● The task
Return all of the data exactly as written, without the pictures.

● Data excerpt
------

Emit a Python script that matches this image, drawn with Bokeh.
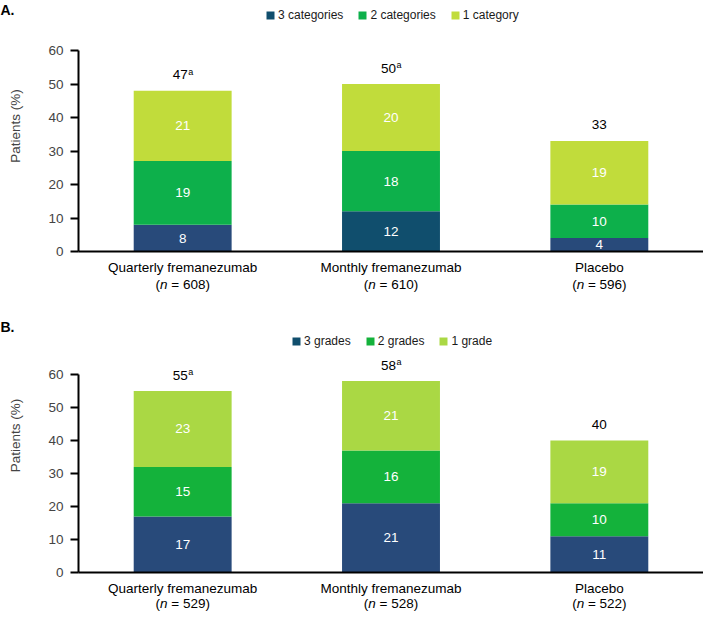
from bokeh.plotting import figure
from bokeh.layouts import column
from bokeh.models import ColumnDataSource, Range1d, FixedTicker, Legend, LegendItem
from bokeh.core.properties import value
from bokeh.embed import file_html
from bokeh.resources import INLINE

# ---- data ----
groups = ["Quarterly fremanezumab", "Monthly fremanezumab", "Placebo"]

a_legend = ["3 categories", "2 categories", "1 category"]
a_n = [608, 610, 596]
a_three = [8, 12, 4]
a_two = [19, 18, 10]
a_one = [21, 20, 19]
a_total = [47, 50, 33]
a_sup = ["a", "a", ""]

b_legend = ["3 grades", "2 grades", "1 grade"]
b_n = [529, 528, 522]
b_three = [17, 21, 11]
b_two = [15, 16, 10]
b_one = [23, 21, 19]
b_total = [55, 58, 40]
b_sup = ["a", "a", ""]

y_ticks = [0, 10, 20, 30, 40, 50, 60]
y_max = 60

FONT = "Liberation Sans"
NAVY = "#284a7a"
TEAL = "#104e6d"
FS = "13.5px"

WIDTH = 703
LEFT = 78


def make_panel(letter, legend_labels, n, three, two, one, total, sup,
               three_colors, green, light, height, axis_top, axis_bottom,
               legend_x, legend_center, letter_center, ny):
    # frame spans from canvas top down to the x axis; the 0-60 scale occupies axis_top..axis_bottom
    frame_h = axis_bottom
    y_end = y_max * axis_bottom / (axis_bottom - axis_top)
    p = figure(x_range=groups, y_range=Range1d(0, y_end), width=WIDTH, height=height,
               output_backend="svg", toolbar_location=None,
               min_border_left=LEFT, min_border_right=0,
               min_border_top=0, min_border_bottom=height - axis_bottom)
    p.x_range.range_padding = 0
    p.outline_line_color = None
    p.xgrid.visible = False
    p.ygrid.visible = False
    p.background_fill_color = "white"

    b2 = [a + b for a, b in zip(three, two)]
    b3 = [a + b for a, b in zip(b2, one)]
    src = ColumnDataSource(dict(
        g=groups, three=three, two=two, one=one, b2=b2, b3=b3,
        c3=three_colors,
        m1=[t / 2 for t in three],
        m2=[a + b / 2 for a, b in zip(three, two)],
        m3=[a + b / 2 for a, b in zip(b2, one)],
        l1=[str(v) for v in three], l2=[str(v) for v in two], l3=[str(v) for v in one],
    ))
    W = 0.47
    p.vbar(x="g", bottom=0, top="three", width=W, fill_color="c3", line_color=None, source=src)
    p.vbar(x="g", bottom="three", top="b2", width=W, fill_color=green, line_color=None, source=src)
    p.vbar(x="g", bottom="b2", top="b3", width=W, fill_color=light, line_color=None, source=src)

    for mid, lab in (("m1", "l1"), ("m2", "l2"), ("m3", "l3")):
        p.text(x="g", y=mid, text=lab, source=src, text_align="center", text_baseline="middle",
               text_color="white", text_font=value(FONT), text_font_size=FS)

    # totals above bars
    with_sup = [i for i, s in enumerate(sup) if s]
    no_sup = [i for i, s in enumerate(sup) if not s]
    p.text(x=[groups[i] for i in with_sup], y=[b3[i] for i in with_sup],
           text=[str(total[i]) for i in with_sup], x_offset=5, y_offset=-16,
           text_align="right", text_baseline="middle", text_color="black",
           text_font=value(FONT), text_font_size=FS, level="overlay")
    p.text(x=[groups[i] for i in with_sup], y=[b3[i] for i in with_sup],
           text=[sup[i] for i in with_sup], x_offset=5.5, y_offset=-19,
           text_align="left", text_baseline="middle", text_color="black",
           text_font=value(FONT), text_font_size="9px", level="overlay")
    p.text(x=[groups[i] for i in no_sup], y=[b3[i] for i in no_sup],
           text=[str(total[i]) for i in no_sup], y_offset=-16,
           text_align="center", text_baseline="middle", text_color="black",
           text_font=value(FONT), text_font_size=FS, level="overlay")

    # second line of category labels: (n = ...)
    p.text(x=groups, y=[0] * 3, text=["("] * 3, x_offset=-27.2, y_offset=ny,
           text_align="left", text_baseline="middle", text_color="black",
           text_font=value(FONT), text_font_size=FS, level="overlay")
    p.text(x=groups, y=[0] * 3, text=["n"] * 3, x_offset=-22.7, y_offset=ny,
           text_align="left", text_baseline="middle", text_color="black",
           text_font=value(FONT), text_font_size=FS, text_font_style="italic", level="overlay")
    p.text(x=groups, y=[0] * 3, text=["= %d)" % v for v in n], x_offset=-11.4, y_offset=ny,
           text_align="left", text_baseline="middle", text_color="black",
           text_font=value(FONT), text_font_size=FS, level="overlay")

    # panel letter at the canvas' top-left corner
    frame_w = WIDTH - LEFT
    p.text(x=[groups[0]], y=[y_end], text=[letter], x_offset=-(LEFT + frame_w / (2 * len(groups))),
           y_offset=letter_center, text_align="left", text_baseline="middle", text_color="black",
           text_font=value(FONT), text_font_size="14px", text_font_style="bold", level="overlay")

    # axes
    p.yaxis.ticker = FixedTicker(ticks=y_ticks)
    p.yaxis.bounds = (0, y_max)
    p.yaxis.axis_label = "Patients (%)"
    p.yaxis.axis_label_text_font = FONT
    p.yaxis.axis_label_text_font_size = FS
    p.yaxis.axis_label_text_font_style = "normal"
    p.yaxis.axis_label_standoff = 22
    p.yaxis.major_label_text_font = FONT
    p.yaxis.major_label_text_font_size = FS
    p.yaxis.major_label_standoff = 7
    p.yaxis.major_tick_out = 8
    p.yaxis.major_tick_in = 0
    p.yaxis.major_tick_line_width = 2
    p.yaxis.minor_tick_line_color = None
    p.yaxis.axis_line_width = 2
    p.yaxis.axis_line_color = "black"
    p.yaxis.major_tick_line_color = "black"

    p.xaxis.major_tick_line_color = None
    p.xaxis.major_tick_out = 0
    p.xaxis.axis_line_width = 2
    p.xaxis.axis_line_color = "black"
    p.xaxis.major_label_text_font = FONT
    p.xaxis.major_label_text_font_size = FS
    p.xaxis.major_label_standoff = 8
    p.xaxis.major_label_text_color = "black"

    # legend (inside the frame, above the 0-60 scale); swatch renderers are zero-height bars
    legend_colors = [TEAL, green, light]
    items = []
    for lab, col in zip(legend_labels, legend_colors):
        r = p.vbar(x=[groups[0]], bottom=[0], top=[0], width=0.01, fill_color=col,
                   line_color=None)
        items.append(LegendItem(label=lab, renderers=[r]))
    leg_h = 14
    leg = Legend(items=items, orientation="horizontal",
                 location=(legend_x - LEFT, frame_h - legend_center - leg_h / 2),
                 padding=0, margin=0, border_line_alpha=0, background_fill_alpha=0,
                 glyph_width=10, glyph_height=10, label_standoff=3, spacing=14,
                 label_height=leg_h, label_text_font=FONT, label_text_font_size="12px",
                 label_text_color="#1a1a1a", label_text_baseline="middle")
    p.add_layout(leg, "center")
    return p


pA = make_panel("A.", a_legend, a_n, a_three, a_two, a_one, a_total, a_sup,
                [NAVY, TEAL, NAVY], "#0db04b", "#c1dc3b",
                height=298, axis_top=50, axis_bottom=251,
                legend_x=265, legend_center=15, letter_center=9, ny=33)
pB = make_panel("B.", b_legend, b_n, b_three, b_two, b_one, b_total, b_sup,
                [NAVY, NAVY, NAVY], "#14b23b", "#aad844",
                height=316, axis_top=76, axis_bottom=274,
                legend_x=291, legend_center=43, letter_center=28, ny=31)

layout = column(pA, pB, spacing=0)
open("out.html", "w").write(file_html(layout, INLINE))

------

● Right answer
Emit a Python script that matches this image, drawn with Bokeh.
from bokeh.plotting import figure
from bokeh.layouts import column
from bokeh.models import ColumnDataSource, Range1d, FixedTicker, Legend, LegendItem
from bokeh.core.properties import value
from bokeh.embed import file_html
from bokeh.resources import INLINE

# ---- data ----
groups = ["Quarterly fremanezumab", "Monthly fremanezumab", "Placebo"]

a_legend = ["3 categories", "2 categories", "1 category"]
a_n = [608, 610, 596]
a_three = [8, 12, 4]
a_two = [19, 18, 10]
a_one = [21, 20, 19]
a_total = [47, 50, 33]
a_sup = ["a", "a", ""]

b_legend = ["3 grades", "2 grades", "1 grade"]
b_n = [529, 528, 522]
b_three = [17, 21, 11]
b_two = [15, 16, 10]
b_one = [23, 21, 19]
b_total = [55, 58, 40]
b_sup = ["a", "a", ""]

y_ticks = [0, 10, 20, 30, 40, 50, 60]
y_max = 60

FONT = "Liberation Sans"
NAVY = "#284a7a"
TEAL = "#104e6d"
FS = "13.5px"

WIDTH = 703
LEFT = 78


def make_panel(letter, legend_labels, n, three, two, one, total, sup,
               three_colors, green, light, height, axis_top, axis_bottom,
               legend_x, legend_center, letter_center, ny):
    # frame spans from canvas top down to the x axis; the 0-60 scale occupies axis_top..axis_bottom
    frame_h = axis_bottom
    y_end = y_max * axis_bottom / (axis_bottom - axis_top)
    p = figure(x_range=groups, y_range=Range1d(0, y_end), width=WIDTH, height=height,
               output_backend="svg", toolbar_location=None,
               min_border_left=LEFT, min_border_right=0,
               min_border_top=0, min_border_bottom=height - axis_bottom)
    p.x_range.range_padding = 0
    p.outline_line_color = None
    p.xgrid.visible = False
    p.ygrid.visible = False
    p.background_fill_color = "white"

    b2 = [a + b for a, b in zip(three, two)]
    b3 = [a + b for a, b in zip(b2, one)]
    src = ColumnDataSource(dict(
        g=groups, three=three, two=two, one=one, b2=b2, b3=b3,
        c3=three_colors,
        m1=[t / 2 for t in three],
        m2=[a + b / 2 for a, b in zip(three, two)],
        m3=[a + b / 2 for a, b in zip(b2, one)],
        l1=[str(v) for v in three], l2=[str(v) for v in two], l3=[str(v) for v in one],
    ))
    W = 0.47
    p.vbar(x="g", bottom=0, top="three", width=W, fill_color="c3", line_color=None, source=src)
    p.vbar(x="g", bottom="three", top="b2", width=W, fill_color=green, line_color=None, source=src)
    p.vbar(x="g", bottom="b2", top="b3", width=W, fill_color=light, line_color=None, source=src)

    for mid, lab in (("m1", "l1"), ("m2", "l2"), ("m3", "l3")):
        p.text(x="g", y=mid, text=lab, source=src, text_align="center", text_baseline="middle",
               text_color="white", text_font=value(FONT), text_font_size=FS)

    # totals above bars
    with_sup = [i for i, s in enumerate(sup) if s]
    no_sup = [i for i, s in enumerate(sup) if not s]
    p.text(x=[groups[i] for i in with_sup], y=[b3[i] for i in with_sup],
           text=[str(total[i]) for i in with_sup], x_offset=5, y_offset=-16,
           text_align="right", text_baseline="middle", text_color="black",
           text_font=value(FONT), text_font_size=FS, level="overlay")
    p.text(x=[groups[i] for i in with_sup], y=[b3[i] for i in with_sup],
           text=[sup[i] for i in with_sup], x_offset=5.5, y_offset=-19,
           text_align="left", text_baseline="middle", text_color="black",
           text_font=value(FONT), text_font_size="9px", level="overlay")
    p.text(x=[groups[i] for i in no_sup], y=[b3[i] for i in no_sup],
           text=[str(total[i]) for i in no_sup], y_offset=-16,
           text_align="center", text_baseline="middle", text_color="black",
           text_font=value(FONT), text_font_size=FS, level="overlay")

    # second line of category labels: (n = ...)
    p.text(x=groups, y=[0] * 3, text=["("] * 3, x_offset=-27.2, y_offset=ny,
           text_align="left", text_baseline="middle", text_color="black",
           text_font=value(FONT), text_font_size=FS, level="overlay")
    p.text(x=groups, y=[0] * 3, text=["n"] * 3, x_offset=-22.7, y_offset=ny,
           text_align="left", text_baseline="middle", text_color="black",
           text_font=value(FONT), text_font_size=FS, text_font_style="italic", level="overlay")
    p.text(x=groups, y=[0] * 3, text=["= %d)" % v for v in n], x_offset=-11.4, y_offset=ny,
           text_align="left", text_baseline="middle", text_color="black",
           text_font=value(FONT), text_font_size=FS, level="overlay")

    # panel letter at the canvas' top-left corner
    frame_w = WIDTH - LEFT
    p.text(x=[groups[0]], y=[y_end], text=[letter], x_offset=-(LEFT + frame_w / (2 * len(groups))),
           y_offset=letter_center, text_align="left", text_baseline="middle", text_color="black",
           text_font=value(FONT), text_font_size="14px", text_font_style="bold", level="overlay")

    # axes
    p.yaxis.ticker = FixedTicker(ticks=y_ticks)
    p.yaxis.bounds = (0, y_max)
    p.yaxis.axis_label = "Patients (%)"
    p.yaxis.axis_label_text_font = FONT
    p.yaxis.axis_label_text_font_size = FS
    p.yaxis.axis_label_text_font_style = "normal"
    p.yaxis.axis_label_standoff = 22
    p.yaxis.major_label_text_font = FONT
    p.yaxis.major_label_text_font_size = FS
    p.yaxis.major_label_standoff = 7
    p.yaxis.major_tick_out = 8
    p.yaxis.major_tick_in = 0
    p.yaxis.major_tick_line_width = 2
    p.yaxis.minor_tick_line_color = None
    p.yaxis.axis_line_width = 2
    p.yaxis.axis_line_color = "black"
    p.yaxis.major_tick_line_color = "black"

    p.xaxis.major_tick_line_color = None
    p.xaxis.major_tick_out = 0
    p.xaxis.axis_line_width = 2
    p.xaxis.axis_line_color = "black"
    p.xaxis.major_label_text_font = FONT
    p.xaxis.major_label_text_font_size = FS
    p.xaxis.major_label_standoff = 8
    p.xaxis.major_label_text_color = "black"

    # legend (inside the frame, above the 0-60 scale); swatch renderers are zero-height bars
    legend_colors = [TEAL, green, light]
    items = []
    for lab, col in zip(legend_labels, legend_colors):
        r = p.vbar(x=[groups[0]], bottom=[0], top=[0], width=0.01, fill_color=col,
                   line_color=None)
        items.append(LegendItem(label=lab, renderers=[r]))
    leg_h = 14
    leg = Legend(items=items, orientation="horizontal",
                 location=(legend_x - LEFT, frame_h - legend_center - leg_h / 2),
                 padding=0, margin=0, border_line_alpha=0, background_fill_alpha=0,
                 glyph_width=10, glyph_height=10, label_standoff=3, spacing=14,
                 label_height=leg_h, label_text_font=FONT, label_text_font_size="12px",
                 label_text_color="#1a1a1a", label_text_baseline="middle")
    p.add_layout(leg, "center")
    return p


pA = make_panel("A.", a_legend, a_n, a_three, a_two, a_one, a_total, a_sup,
                [NAVY, TEAL, NAVY], "#0db04b", "#c1dc3b",
                height=298, axis_top=50, axis_bottom=251,
                legend_x=265, legend_center=15, letter_center=9, ny=33)
pB = make_panel("B.", b_legend, b_n, b_three, b_two, b_one, b_total, b_sup,
                [NAVY, NAVY, NAVY], "#14b23b", "#aad844",
                height=316, axis_top=76, axis_bottom=274,
                legend_x=291, legend_center=43, letter_center=28, ny=31)

layout = column(pA, pB, spacing=0)
open("out.html", "w").write(file_html(layout, INLINE))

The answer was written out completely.